As companhias aéreas estão a dar um passo perigoso no uso da inteligência artificial. A promessa de bilhetes personalizados pode transformar-se num pesadelo: pagar mais apenas porque um algoritmo sabe que precisa de voar com urgência. Este é o início de uma perigosa nova era na aviação comercial!
Do Uber às companhias aéreas
A Uber ficou famosa pelos preços dinâmicos que ajustam oferta e procura nos seus VTC (veículos de transporte com condutor). A companhia aérea Delta Airlines foi mais longe este verão e personalizou preços com base na urgência dos utilizadores.
Os algoritmos de IA que propõem esta mudança, recolhem toda a informação possível sobre os passageiros para ajustar o preço mais alto viável.

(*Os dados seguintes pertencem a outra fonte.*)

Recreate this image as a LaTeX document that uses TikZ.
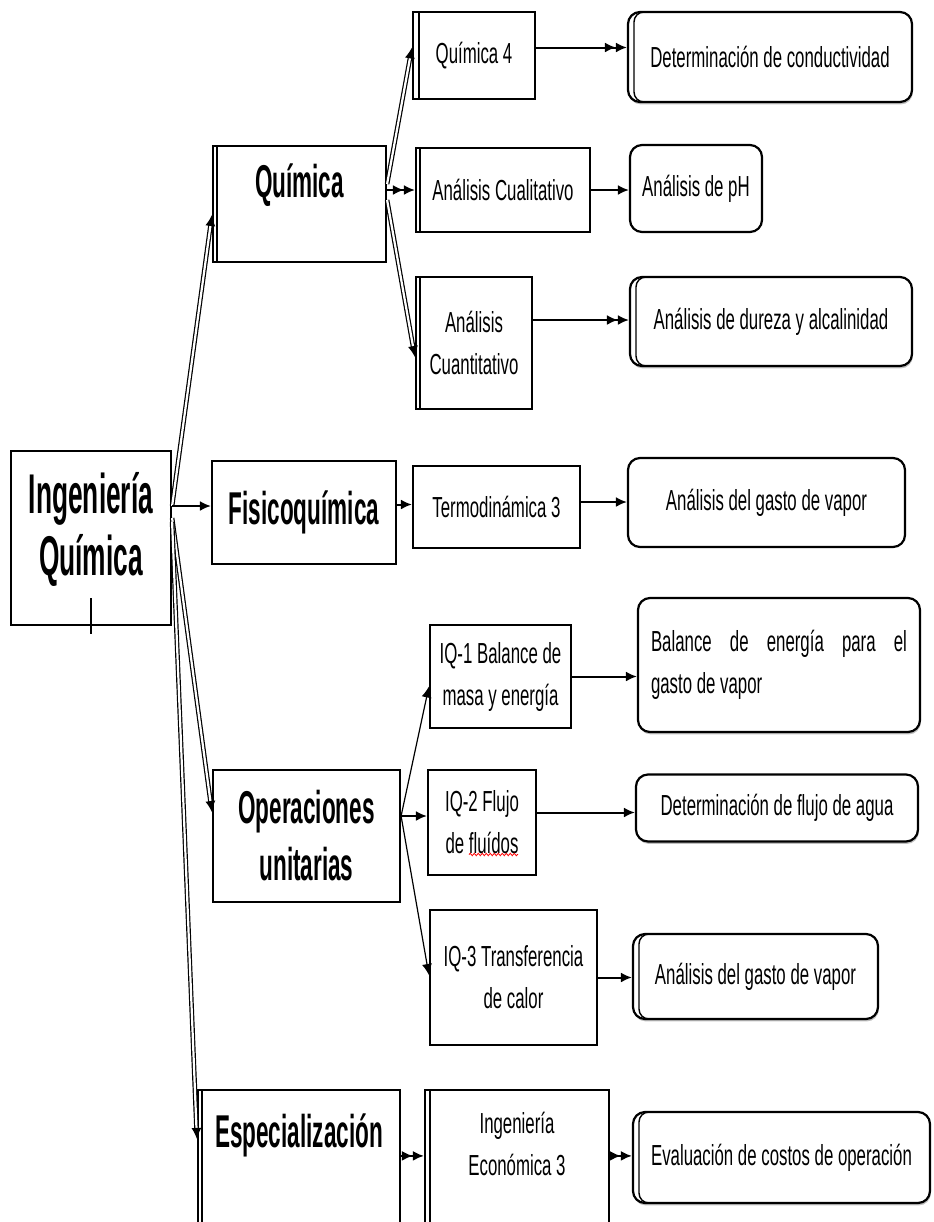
\documentclass[tikz,border=0pt]{standalone}
\usepackage{fontspec}
\setmainfont[FakeStretch=0.58]{Liberation Sans}
\newfontfamily\headfont[FakeStretch=0.49]{Liberation Sans}
\newfontfamily\rootfont[FakeStretch=0.47]{Liberation Sans}
\usetikzlibrary{arrows.meta,shadows,decorations.pathmorphing}

\begin{document}
\begin{tikzpicture}[
  x=0.5pt, y=-0.5pt,
  rootbox/.style={rectangle, draw, line width=1.1pt, fill=white, inner sep=2pt,
                  align=center, text width=75pt,
                  font=\rootfont\bfseries\fontsize{28}{31}\selectfont},
  area/.style={rectangle, draw, line width=1.1pt, fill=white, inner sep=2pt,
               align=center, font=\headfont\bfseries\fontsize{23}{28.5}\selectfont},
  course/.style={rectangle, draw, line width=1.1pt, fill=white, inner sep=2pt,
                 align=center, font=\fontsize{14.5}{21}\selectfont},
  task/.style={course, rounded corners=6pt},
  lift/.style={drop shadow={shadow xshift=0.4pt, shadow yshift=-1.2pt, fill=black!50}},
  dbl/.style={path picture={\draw[line width=0.7pt]
      ([xshift=#1]path picture bounding box.north west) --
      ([xshift=#1]path picture bounding box.south west);}},
  dblround/.style={path picture={\draw[line width=0.7pt, rounded corners=5pt]
      ([xshift=9pt]path picture bounding box.north west) --
      ([xshift=#1]path picture bounding box.north west) --
      ([xshift=#1]path picture bounding box.south west) --
      ([xshift=9pt]path picture bounding box.south west);}},
  link/.style={-{Latex[length=5.5pt,width=5pt]}, line width=1pt},
  thinlink/.style={-{Latex[length=5.5pt,width=5pt]}, line width=0.6pt},
  link2/.style={-{Latex[length=5.5pt,width=5pt] Latex[length=5.5pt,width=5pt]}, line width=1pt},
  twin/.style={-{Latex[length=5.5pt,width=5pt]}, double, double distance=1.1pt, line width=0.6pt},
  spell/.style={red, line width=0.4pt, decorate,
                decoration={snake, amplitude=0.6pt, segment length=2pt}},
]
  \useasboundingbox (0,0) rectangle (933,1222);

  % -- Root --
  \node[rootbox, minimum width=80pt, minimum height=87pt, text height=24pt, text depth=49pt]
    (ing) at (91,538) {Ingeniería\\Química};

  % -- Areas --
  \node[area, dbl=2pt, minimum width=86.5pt, minimum height=58pt, text height=20pt, text depth=27pt]
    (quim) at (299.5,204) {Química};
  \node[area, minimum width=92pt, minimum height=51.5pt] (fisq) at (304,512.5) {Fisicoquímica};
  \node[area, minimum width=93.5pt, minimum height=66pt] (opun) at (306.5,836) {Operaciones\\unitarias};
  \node[area, dbl=2pt, minimum width=101pt, minimum height=95pt, text height=20pt, text depth=58pt]
    (espe) at (299,1185) {Especialización};

  % -- Courses --
  \node[course, dbl=3pt, minimum width=61pt, minimum height=43.5pt] (quim4) at (474,55.5) {Química 4};
  \node[course, dbl=2pt, minimum width=87pt, minimum height=42pt] (acual) at (503,190) {Análisis Cualitativo};
  \node[course, dbl=2pt, minimum width=58pt, minimum height=66pt] (acuan) at (474,343) {Análisis\\Cuantitativo};
  \node[course, minimum width=83.5pt, minimum height=41pt] (termo) at (496.5,507) {Termodinámica 3};
  \node[course, minimum width=70.5pt, minimum height=51.5pt] (iq1) at (500.5,676.5) {IQ-1 Balance de\\masa y energía};
  \node[course, minimum width=54pt, minimum height=52.5pt] (iq2) at (482,822.5) {IQ-2 Flujo\\de fluídos};
  \node[course, minimum width=83.5pt, minimum height=67.5pt] (iq3) at (513.5,977.5) {IQ-3 Transferencia\\de calor};
  \node[course, dbl=2.5pt, minimum width=92pt, minimum height=95pt,
        text height=12pt, text depth=22pt] (ieco) at (517,1185) {Ingeniería\\Económica 3};

  % -- Practical work --
  \node[task, lift, dblround=3pt, minimum width=142pt, minimum height=45pt] (cond) at (770,57) {Determinación de conductividad};
  \node[task, minimum width=66pt, minimum height=43.5pt] (ph) at (696,188.5) {Análisis de pH};
  \node[task, lift, dblround=3pt, minimum width=141pt, minimum height=44.5pt] (dureza) at (771,321.5) {Análisis de dureza y alcalinidad};
  \node[task, minimum width=138.5pt, minimum height=44.5pt] (gvap1) at (766.5,502.5) {Análisis del gasto de vapor};
  \node[task, lift, minimum width=141pt, minimum height=67pt, text width=128pt, align=justify]
    (benerg) at (779,665) {Balance de energía para el\linebreak gasto de vapor};
  \node[task, lift, minimum width=141pt, minimum height=33.5pt] (flujo) at (777,808) {Determinación de flujo de agua};
  \node[task, lift, dblround=3pt, minimum width=122.5pt, minimum height=42.5pt] (gvap2) at (755.5,976.5) {Análisis del gasto de vapor};
  \node[task, lift, dblround=3pt, minimum width=148.5pt, minimum height=45.5pt] (costos) at (781.5,1157.5) {Evaluación de costos de operación};

  % Connections
  \draw[twin] ([yshift=16pt]ing.east) -- ([yshift=-5.5pt]quim.west);
  \draw[link] ([yshift=16pt]ing.east) -- ([yshift=16pt]ing.east -| fisq.west);
  \draw[twin] ([yshift=10pt]ing.east) -- ([yshift=12pt]opun.west);
  \draw[twin] ([yshift=8pt]ing.east) -- ([yshift=-25pt]espe.north west);

  \draw[twin] ([yshift=10pt]quim.east) -- ([yshift=4pt]quim4.west);
  \draw[link2] ([yshift=7pt]quim.east) -- (acual.west);
  \draw[twin] ([yshift=2pt]quim.east) -- ([yshift=-7pt]acuan.west);
  \draw[link] ([yshift=4pt]fisq.east) -- ([yshift=4pt]fisq.east -| termo.west);
  \draw[thinlink] ([yshift=10pt]opun.east) -- ([yshift=-5pt]iq1.west);
  \draw[link] ([yshift=10pt]opun.east) -- ([yshift=10pt]opun.east -| iq2.west);
  \draw[thinlink] ([yshift=10pt]opun.east) -- ([yshift=1.25pt]iq3.west);
  \draw[link2] ([yshift=-33.5pt]espe.north east) -- ([yshift=-33.5pt]espe.north east -| ieco.west);

  \draw[link2] ([yshift=4pt]quim4.east) -- ([yshift=4pt]quim4.east -| cond.west);
  \draw[link] (acual.east) -- (acual.east -| ph.west);
  \draw[link2] ([yshift=11.5pt]acuan.east) -- ([yshift=11.5pt]acuan.east -| dureza.west);
  \draw[link] ([yshift=2.5pt]termo.east) -- ([yshift=2.5pt]termo.east -| gvap1.west);
  \draw[link] (iq1.east) -- (iq1.east -| benerg.west);
  \draw[link] ([yshift=5pt]iq2.east) -- ([yshift=5pt]iq2.east -| flujo.west);
  \draw[link] (iq3.east) -- (iq3.east -| gvap2.west);
  \draw[link2] ([yshift=-33.5pt]ieco.north east) -- ([yshift=-33.5pt]ieco.north east -| costos.west);

  % spelling mark under "fluídos"
  \draw[spell] ([xshift=-6.5pt,yshift=-16pt]iq2.center) -- ([xshift=18pt,yshift=-16pt]iq2.center);

  % cursor mark in root box
  \draw[line width=0.6pt] ([yshift=14pt]ing.south) -- ([yshift=-4pt]ing.south);
\end{tikzpicture}
\end{document}
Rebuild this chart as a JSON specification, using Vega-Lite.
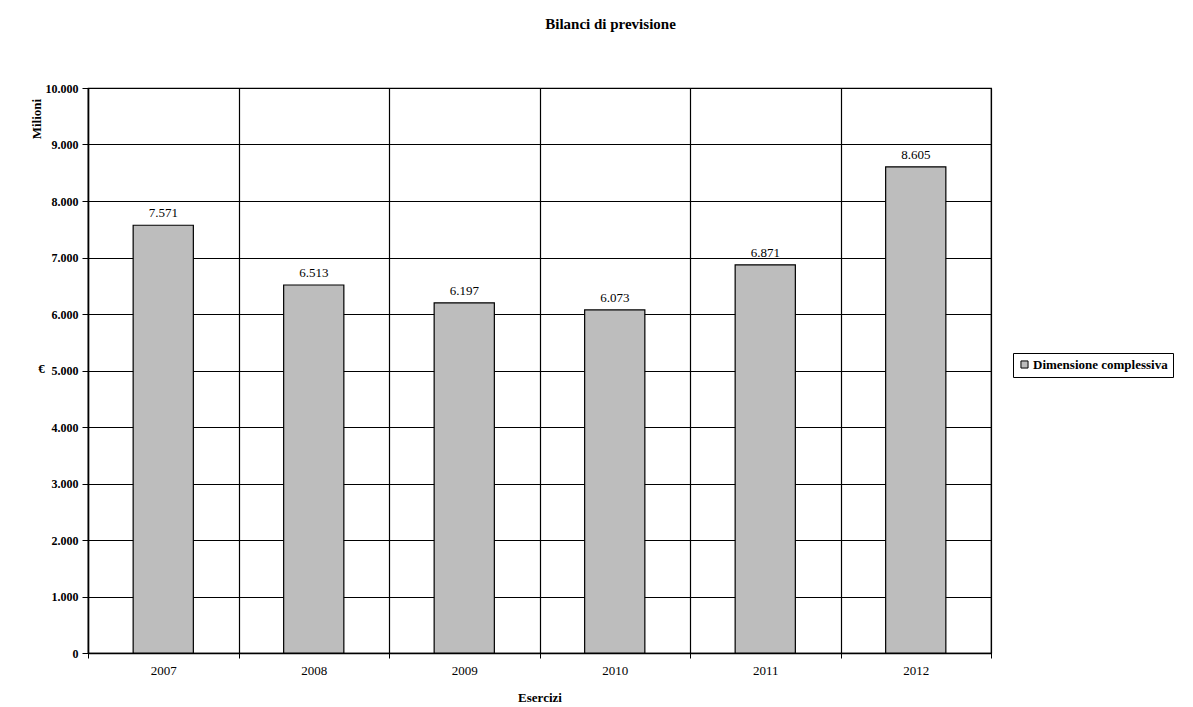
{
  "$schema": "https://vega.github.io/schema/vega-lite/v6.json",
  "width": 903,
  "height": 565,
  "autosize": {"type": "none"},
  "padding": {"left": 88, "top": 88, "right": 202, "bottom": 54},
  "background": "white",
  "config": {
    "font": "Times New Roman, Liberation Serif, serif",
    "view": {"stroke": "black", "strokeWidth": 1.2}
  },
  "title": {
    "text": "Bilanci di previsione",
    "font": "Times New Roman, Liberation Serif, serif",
    "fontSize": 15,
    "fontWeight": 700,
    "anchor": "middle",
    "dx": 71,
    "offset": 50,
    "color": "black"
  },
  "layer": [
    {
      "data": {
        "values": [
          {"anno": "2007", "valore": 7571, "serie": "Dimensione complessiva"},
          {"anno": "2008", "valore": 6513, "serie": "Dimensione complessiva"},
          {"anno": "2009", "valore": 6197, "serie": "Dimensione complessiva"},
          {"anno": "2010", "valore": 6073, "serie": "Dimensione complessiva"},
          {"anno": "2011", "valore": 6871, "serie": "Dimensione complessiva"},
          {"anno": "2012", "valore": 8605, "serie": "Dimensione complessiva"}
        ]
      },
      "encoding": {
        "x": {
          "field": "anno",
          "type": "nominal",
          "scale": {"paddingInner": 0, "paddingOuter": 0},
          "axis": {
            "title": "Esercizi",
            "titleFont": "Times New Roman, Liberation Serif, serif",
            "titleFontWeight": 700,
            "titleFontSize": 13,
            "titleColor": "black",
            "titlePadding": 14,
            "labelAngle": 0,
            "labelFont": "Times New Roman, Liberation Serif, serif",
            "labelFontSize": 13,
            "labelColor": "black",
            "labelPadding": 6,
            "domainColor": "black",
            "domainWidth": 1.5,
            "tickBand": "extent",
            "tickColor": "black",
            "tickSize": 5,
            "grid": true,
            "gridColor": "black",
            "gridWidth": 1.2,
            "gridOpacity": 1
          }
        },
        "y": {
          "field": "valore",
          "type": "quantitative",
          "scale": {"domain": [0, 10000]},
          "axis": {
            "title": "€",
            "titleAngle": 0,
            "titleX": -47,
            "titleY": 287,
            "titleAlign": "center",
            "titleFont": "Times New Roman, Liberation Serif, serif",
            "titleFontSize": 13,
            "titleFontWeight": 700,
            "titleColor": "black",
            "values": [0, 1000, 2000, 3000, 4000, 5000, 6000, 7000, 8000, 9000, 10000],
            "labelExpr": "replace(format(datum.value, ','), ',', '.')",
            "labelFont": "Times New Roman, Liberation Serif, serif",
            "labelFontSize": 12,
            "labelFontWeight": 700,
            "labelColor": "black",
            "labelPadding": 4,
            "domainColor": "black",
            "domainWidth": 1.5,
            "tickColor": "black",
            "tickSize": 6,
            "grid": true,
            "gridColor": "black",
            "gridWidth": 1.2,
            "gridOpacity": 1
          }
        }
      },
      "layer": [
        {
          "mark": {"type": "bar", "width": {"band": 0.4}, "stroke": "black", "strokeWidth": 1.2},
          "encoding": {
            "color": {
              "field": "serie",
              "type": "nominal",
              "scale": {"range": ["#bdbdbd"]},
              "legend": {
                "title": null,
                "orient": "none",
                "legendX": 925,
                "legendY": 265,
                "strokeColor": "black",
                "fillColor": "white",
                "padding": 5,
                "symbolType": "square",
                "symbolSize": 50,
                "symbolStrokeColor": "black",
                "symbolStrokeWidth": 1,
                "labelFont": "Times New Roman, Liberation Serif, serif",
                "labelFontSize": 13,
                "labelFontWeight": 700,
                "labelColor": "black",
                "labelOffset": 2
              }
            }
          }
        },
        {
          "transform": [{"calculate": "replace(format(datum.valore, ','), ',', '.')", "as": "lab"}],
          "mark": {"type": "text", "baseline": "bottom", "dy": -5, "fontSize": 13, "font": "Times New Roman, Liberation Serif, serif", "color": "black"},
          "encoding": {
            "text": {"field": "lab", "type": "nominal"}
          }
        }
      ]
    },
    {
      "data": {"values": [{"t": "Milioni", "anno": "2007", "v": 9450}]},
      "mark": {"type": "text", "angle": 270, "align": "center", "baseline": "middle", "dy": -126, "fontSize": 13, "fontWeight": 700, "font": "Times New Roman, Liberation Serif, serif", "color": "black"},
      "encoding": {
        "x": {"field": "anno", "type": "nominal"},
        "y": {"field": "v", "type": "quantitative"},
        "text": {"field": "t", "type": "nominal"}
      }
    }
  ]
}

Aviação comercial: preços baseados na vigilância
Nos Estados Unidos já lhes chamam “preços baseados na vigilância” (surveillance pricing). O princípio é simples e inquietante: empresas venderem produtos e serviços de forma personalizada através de algoritmos de IA que analisam toda a informação disponível sobre cada cliente.
Na Delta Air Lines foi isso que se quis implementar, mas a ideia tornou-se pública e alvo de forte crítica. Vários senadores norte-americanos chegaram a publicar uma carta aberta exigindo ao CEO da companhia explicações sobre esses planos.
A proposta era eliminar os preços estáticos e substituí-los por preços dinâmicos ajustados ao valor que cada cliente estaria disposto a pagar.
Fetcherr e o modelo de mercado
Empresas como a Fetcherr, que colabora com a Delta ou a Virgin Atlantic, desenvolvem estes sistemas desde 2019. Contam com especialistas em deep learning e com um “Large Market Model”, um modelo de IA capaz de gerar preços personalizados com base na informação recolhida de cada utilizador.
O CEO da Fetcherr, Roy Cohen, explicou que este modelo é treinado “com todos os dados que podemos recolher”.
No site da empresa afirmam que estes sistemas poderiam aumentar os lucros das companhias aéreas em 4,4 biliões de dólares anuais.
Que dados estão em causa
Para recolher essa informação, os sistemas utilizam canais de terceiros: histórico de compras do passageiro, histórico de navegação, geolocalização, atividade nas redes sociais, dados biométricos ou situação financeira.
A ex-membro da FTC, Lina Khan, já alertara para cenários preocupantes. Um exemplo: uma companhia aérea cobrar mais caro a um passageiro porque a empresa sabe que ele acabou de sofrer uma morte na família e precisa de viajar rapidamente.
O limite do “umbral da dor”
Em julho, o presidente da Delta, Glen Hauenstein, declarou esperar que, até ao final do ano, 20% do preço dos bilhetes fosse determinado individualmente por estes sistemas de IA.
Na altura, este valor era 3%, o triplo do registado no outono de 2024. O objetivo final era abandonar totalmente os sistemas tradicionais de fixação de preços.
O sistema iria explorar o chamado “umbral da dor” de cada cliente, definindo a quantia máxima que os dados sugerem estar disposto a pagar. Urgência implicaria preços mais altos, enquanto viagens de rotina custariam menos.
O excedente do consumidor
Existe um conceito económico que ilustra bem esta lógica: o excedente do consumidor, a diferença entre o que um cliente está disposto a pagar e o que efetivamente paga. As empresas procuram capturar esse excedente, e a IA torna isso quase perfeito.
O risco é claro: se os consumidores pagarem sempre o máximo, restar-lhes-á menos rendimento para outros gastos.
E na Europa?
Na Europa, planos como este enfrentam maiores dificuldades.
O Regulamento Geral de Proteção de Dados (RGPD) proíbe decisões automatizadas baseadas em dados pessoais com efeitos significativos sobre o utilizador, exceto com consentimento explícito.
Aviação comercial e os preços dinâmicos
As companhias aéreas sempre os aplicaram, variando o valor conforme o dia, a hora da semana ou a antecedência da compra.
Empresas como Uber ou Cabify também os utilizam, gerando polémicas, como a suspeita de preços mais caros quando a bateria do telemóvel estava fraca.
Contudo, estes sistemas não envolvem a recolha massiva de dados e a criação de perfis de utilizador que os preços baseados na vigilância propõem.